Township in Ohio, US

Allen Township is one of the fourteen townships of Union County, Ohio, United States. The 2020 census found 2,365 people in the township.

==History==
Statewide, other Allen Townships are located in Darke, Hancock, and Ottawa Counties.

Allen Township was organized on June 5, 1827. The town was named for Daniel Allen, one of the first settlers to the area. Allen was one of the first thirteen citizens to vote in the township, and was one of the first trustees.

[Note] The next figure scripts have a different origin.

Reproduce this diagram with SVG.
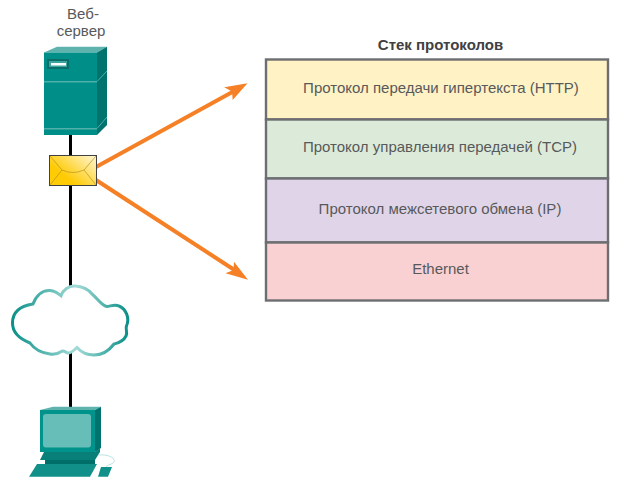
<svg xmlns="http://www.w3.org/2000/svg" width="624" height="496" viewBox="0 0 624 496">
<style>
text{font-family:"Liberation Sans",Arial,sans-serif;font-size:15px;fill:#58595b;text-anchor:middle}
.band{stroke:#6d6e71;stroke-width:2.4}
.arrow{fill:#f58025}
.shaft{stroke:#f58025;stroke-width:4;fill:none}
.wire{stroke:#000;stroke-width:3;fill:none}
</style>
<defs>
<linearGradient id="env" x1="0" y1="0.9" x2="1" y2="0.1"><stop offset="0.3" stop-color="#ffcb05"/><stop offset="1" stop-color="#fff4cc"/></linearGradient>
<linearGradient id="cl" x1="0" y1="0" x2="1" y2="0"><stop offset="0" stop-color="#0b9088"/><stop offset="0.55" stop-color="#a5dcd8"/><stop offset="1" stop-color="#0b9088"/></linearGradient>
</defs>
<g id="connectors">
<path class="wire" d="M70.500 130V155M70.500 185V288M70.500 350V408"/>
<path class="shaft" d="M96 167L236 90"/>
<path class="arrow" d="M247.500 83.300L224.300 87.300L232 91.500L232.700 100Z"/>
<path class="shaft" d="M96 180L236 271"/>
<path class="arrow" d="M248 279.800L234 261.700L233.500 270L225.500 273.300Z"/>
</g>
<g id="server">
<text x="83" y="19">Веб-</text>
<text x="81" y="36">сервер</text>
<path fill="#5fb3ae" d="M44 52.500L57 46.700H107L97 52.500Z"/>
<path fill="#00736e" d="M97 52.500L107 46.700V125L97 135Z"/>
<rect x="44" y="52.500" width="53" height="82.500" fill="#008f88"/>
<rect x="44" y="81" width="53" height="1.500" fill="#4fb0aa"/>
<rect x="44" y="128" width="53" height="1.500" fill="#4fb0aa"/>
<path stroke="#4fb0aa" stroke-width="1" fill="none" d="M97 81.500L107 71M97 128.500L107 117"/>
<rect x="47" y="59" width="22" height="10" fill="#0a6f6b"/>
<rect x="49" y="61" width="18" height="6" fill="#3da49e"/>
<rect x="51" y="63" width="15" height="2.500" fill="#fff"/>
</g>
<g id="envelope">
<rect x="49.500" y="155.500" width="47" height="30" fill="url(#env)" stroke="#414042"/>
<path fill="none" stroke="#b8931e" stroke-width=".7" d="M50 156L62 170Q73 175 84 170L96 156M50 185L62 170M96 185L84 170"/>
</g>
<g id="cloud">
<path fill="#fff" stroke="url(#cl)" stroke-width="3" d="M61 295.700C63 290 69 285.500 75 286C83 286.500 88 289 92 294C98 299 102 306 107 306.500C111 306 115 304 119 306C126 309 130 318 126.500 326C125 329 128 332 126 336C123 342 118 343 114 344C108 352 102 355 94 355C87 355 81 352 77 347.500C74 350 72 353 68 353C65 352 63 350 61.500 351.500C58 354 54 354.500 50 354C42 353 35 350 30 343C20 339 12.500 332 12.500 323C12.500 312 20 306 33 304C36 296 42 290 50 290.500C55 291 58 293 61 295.700Z"/>
</g>
<g id="pc">
<path fill="#5fb3ae" d="M40 410L53 406.700H101L95 410Z"/>
<path fill="#00736e" d="M95 410L101 406.700V448L95 452Z"/>
<rect x="40" y="410" width="55" height="42" fill="#00938b"/>
<rect x="43" y="414" width="48" height="33.500" rx="3" fill="#67bdb8"/>
<path fill="#087f78" d="M44 452H95L100 448V452L95 460H40Z"/>
<rect x="45" y="460" width="50" height="5" fill="#006f69"/>
<path fill="#109089" d="M37 464H97L90 476.700H29Z"/>
<path fill="#109089" d="M101 467H112L108 476.700H98Z"/>
<path fill="none" stroke="#a5dcd8" stroke-width=".8" d="M98 455C108 454 116 458 114 462C112 465 108 464 106 467"/>
</g>
<g id="stack">
<text x="440.500" y="50" style="font-weight:bold;fill:#414042">Стек протоколов</text>
<g id="http"><rect class="band" x="266" y="59.500" width="342" height="60" fill="#fff2c4"/><text x="441" y="93">Протокол передачи гипертекста (HTTP)</text></g>
<g id="tcp"><rect class="band" x="266" y="119.500" width="342" height="59" fill="#dcebd9"/><text x="440" y="152">Протокол управления передачей (TCP)</text></g>
<g id="ip"><rect class="band" x="266" y="178.500" width="342" height="64" fill="#e0d5e8"/><text x="440" y="214">Протокол межсетевого обмена (IP)</text></g>
<g id="ethernet"><rect class="band" x="266" y="242.500" width="342" height="58" fill="#f9d1d2"/><text x="440.500" y="274">Ethernet</text></g>
</g>
</svg>
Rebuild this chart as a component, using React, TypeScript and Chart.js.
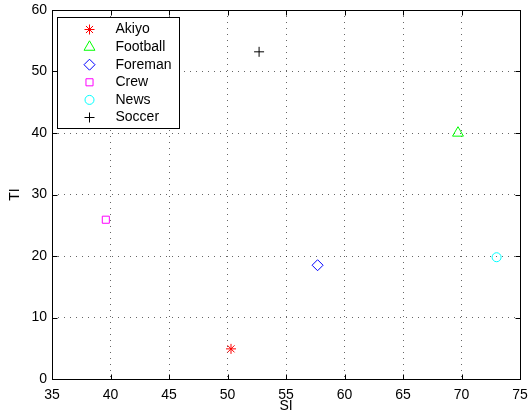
import React, { useEffect, useRef } from 'react';
import { Chart, registerables } from 'chart.js';
import { drawPoint } from 'chart.js/helpers';

Chart.register(...registerables);

const seriesNames = ['Akiyo', 'Football', 'Foreman', 'Crew', 'News', 'Soccer'];
const siValues = [50.3, 69.7, 57.7, 39.6, 73.0, 52.7];
const tiValues = [4.9, 40.0, 18.5, 25.9, 19.8, 53.2];
const seriesColors = ['#ff0000', '#00ff00', '#0000ff', '#ff00ff', '#00ffff', '#000000'];
const markerStyles = ['star', 'triangle', 'rectRot', 'rect', 'circle', 'cross'];
const markerRadii = [5, 6.3, 5.5, 5, 4.5, 5];
const xRange = [35, 75];
const yRange = [0, 60];
const xStep = 5;
const yStep = 10;

const FONT = '"Liberation Sans", Arial, Helvetica, sans-serif';

const framePlugin = {
  id: 'matlabFrame',
  afterDraw(chart: any) {
    const { ctx, chartArea } = chart;
    const { left, right, top, bottom } = chartArea;
    const xs = chart.scales.x;
    const ys = chart.scales.y;
    ctx.save();
    ctx.strokeStyle = '#000';
    ctx.lineWidth = 1;
    ctx.setLineDash([]);
    const L = Math.round(left) + 0.5;
    const R = Math.round(right) + 0.5;
    const T = Math.round(top) + 0.5;
    const B = Math.round(bottom) + 0.5;
    ctx.strokeRect(L, T, R - L, B - T);
    const tl = 5;
    ctx.beginPath();
    xs.ticks.forEach((t: any) => {
      const px = Math.round(xs.getPixelForValue(t.value)) + 0.5;
      ctx.moveTo(px, B);
      ctx.lineTo(px, B - tl);
      ctx.moveTo(px, T);
      ctx.lineTo(px, T + tl);
    });
    ys.ticks.forEach((t: any) => {
      const py = Math.round(ys.getPixelForValue(t.value)) + 0.5;
      ctx.moveTo(L, py);
      ctx.lineTo(L + tl, py);
      ctx.moveTo(R, py);
      ctx.lineTo(R - tl, py);
    });
    ctx.stroke();

    // legend
    const bx = Math.round(left) + 5.5;
    const by = Math.round(top) + 7.5;
    const bw = 122;
    const bh = 111;
    ctx.fillStyle = '#fff';
    ctx.fillRect(bx, by, bw, bh);
    ctx.strokeStyle = '#000';
    ctx.strokeRect(bx, by, bw, bh);
    const rowH = 17.6;
    chart.data.datasets.forEach((ds: any, i: number) => {
      const cy = by + 12 + i * rowH;
      ctx.strokeStyle = ds.borderColor;
      ctx.fillStyle = 'rgba(0,0,0,0)';
      ctx.lineWidth = 1;
      drawPoint(ctx, { pointStyle: ds.pointStyle, radius: ds.pointRadius, borderWidth: 1, rotation: 0 } as any, bx + 32, cy);
      ctx.fillStyle = '#000';
      ctx.font = '14px ' + FONT;
      ctx.textBaseline = 'middle';
      ctx.textAlign = 'left';
      ctx.fillText(ds.label, bx + 58, cy);
    });
    ctx.restore();
  },
};

export default function App() {
  const ref = useRef<HTMLCanvasElement>(null);
  useEffect(() => {
    document.body.style.margin = '0';
    const chart = new Chart(ref.current as HTMLCanvasElement, {
      type: 'scatter',
      data: {
        datasets: seriesNames.map((name, i) => ({
          label: name,
          data: [{ x: siValues[i], y: tiValues[i] }],
          pointStyle: markerStyles[i] as any,
          pointRadius: markerRadii[i],
          pointHoverRadius: markerRadii[i],
          borderColor: seriesColors[i],
          backgroundColor: 'rgba(0,0,0,0)',
          pointBorderWidth: 1,
        })),
      },
      options: {
        animation: false,
        responsive: false,
        layout: { padding: { top: 10, right: 8, left: 0, bottom: 0 } },
        plugins: { legend: { display: false }, tooltip: { enabled: false } },
        scales: {
          x: {
            type: 'linear',
            min: xRange[0],
            max: xRange[1],
            afterFit: (s: any) => { s.height = 36; s.paddingLeft = 0; s.paddingRight = 0; },
            ticks: { stepSize: xStep, padding: 8, color: '#000', font: { family: FONT, size: 14 } },
            grid: { color: 'rgba(0,0,0,0.6)', lineWidth: 1, drawTicks: false },
            border: { display: false, dash: [1, 5] },
            title: { display: true, text: 'SI', color: '#000', font: { family: FONT, size: 14 }, padding: { top: 0, bottom: 0 } },
          },
          y: {
            type: 'linear',
            min: yRange[0],
            max: yRange[1],
            afterFit: (s: any) => { s.width = 52; s.paddingTop = 0; s.paddingBottom = 0; },
            ticks: { stepSize: yStep, padding: 5, color: '#000', font: { family: FONT, size: 14 } },
            grid: { color: 'rgba(0,0,0,0.6)', lineWidth: 1, drawTicks: false },
            border: { display: false, dash: [1, 5] },
            title: { display: true, text: 'TI', color: '#000', font: { family: FONT, size: 14 }, padding: { top: 7, bottom: 0 } },
          },
        },
      },
      plugins: [framePlugin],
    });
    return () => chart.destroy();
  }, []);
  return (
    <div style={{ width: 528, height: 415 }}>
      <canvas ref={ref} width={528} height={415} style={{ display: 'block' }} />
    </div>
  );
}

One of the township's first settlers was Angus Clark; his son Shepard became a leading farmer in the township, and the Clark family property is today a local landmark known as "The Fort".

==Geography==
Located in the western part of the county, it borders the following townships:
- Liberty Township - north
- Paris Township - east
- Union Township - southeast
- Rush Township, Champaign County - southwest
- Zane Township, Logan County - west

No municipalities are located in Allen Township.

==Government==
The township is governed by a three-member board of trustees, who are elected in November of odd-numbered years to a four-year term beginning on the following January 1. Two are elected in the year after the presidential election and one is elected in the year before it. There is also an elected township fiscal officer, who serves a four-year term beginning on April 1 of the year after the election, which is held in November of the year before the presidential election. Vacancies in the fiscal officership or on the board of trustees are filled by the remaining trustees.